The story translated smoothly and the rewriting is very respectful, as well as clever, and contains some nice little surprises – a male Austen figure, for instance, and an original line from Austen hidden inside Trollope’s text.
It is true to the original and had the effect of making me more aware of the sheer amount of plotting in Austen’s novel. That’s something Austen herself appears to underplay but which comes to the fore, inevitably, in a close reworking.
But I wonder how necessary the experiment is. Is Austen’s language really inaccessible to a modern audience?
And do the moral and social dilemmas of her characters need reinterpretation? Or updating?
I also felt the formula was constraining for Trollope, who is a good novelist in her own right and writes in a not dissimilar style to Austen. But ultimately Trollope failed to write at her best in this very respectful experiment.
Reinventions and adaptations perhaps work best when they are given more liberty.
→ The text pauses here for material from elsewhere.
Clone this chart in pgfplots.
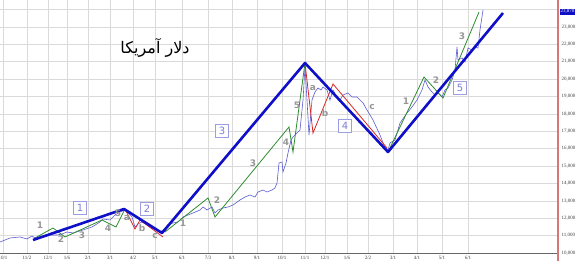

For example, a shift of medium (novel to film or play) or if the work is re-imagined through generic shift or clash, as in the Zombie and Vampire mashes.
These may be outrageous, and some are just bad, but they can also provide critical perspective through the distance they travel from the original.
"There's room for this kind of celebration of her perennial appeal"
Professor Emma Clery: People might expect a scholar of Austen's works to disapprove, but in fact as a devotee of her writing I see this 'updating' as an interesting and even rather moving phenomenon: a tribute to her enduring power as a writer, that doesn’t only draw parasitically on her cultural capital.
I think we need to make a distinction between ersatz sequels and secret 'diaries' – which personally I find a rather tedious feature of the present-day book scene, relating to a mythical Austen world rather than anything real in her writing – and modernisation of the plots, as in the film Clueless, widely considered as one of the most successful film 'adaptations' of an Austen novel.
What I think the Austen Project does is acknowledge the importance of Austen as the creator of a collection of modern fairy tales.
Of course, the success of the venture depends on the quality of the writers. I haven't read Joanna Trollope's version of Sense and Sensibility yet, and I can't say that I'll be rushing out to the bookshop to get it, but from the reviews, it sounds like she's done a good job and found ingenious 21st-century equivalents to early 19th-century predicaments in women's lives, that may tell us something about why her narratives never seem to lose their appeal.
At heart I'm a purist, and it's Austen's language that I find endlessly engaging and want to go back to again and again. But she was a multi-faceted genius, and there's room for this kind of celebration of her perennial appeal as a spinner of tales.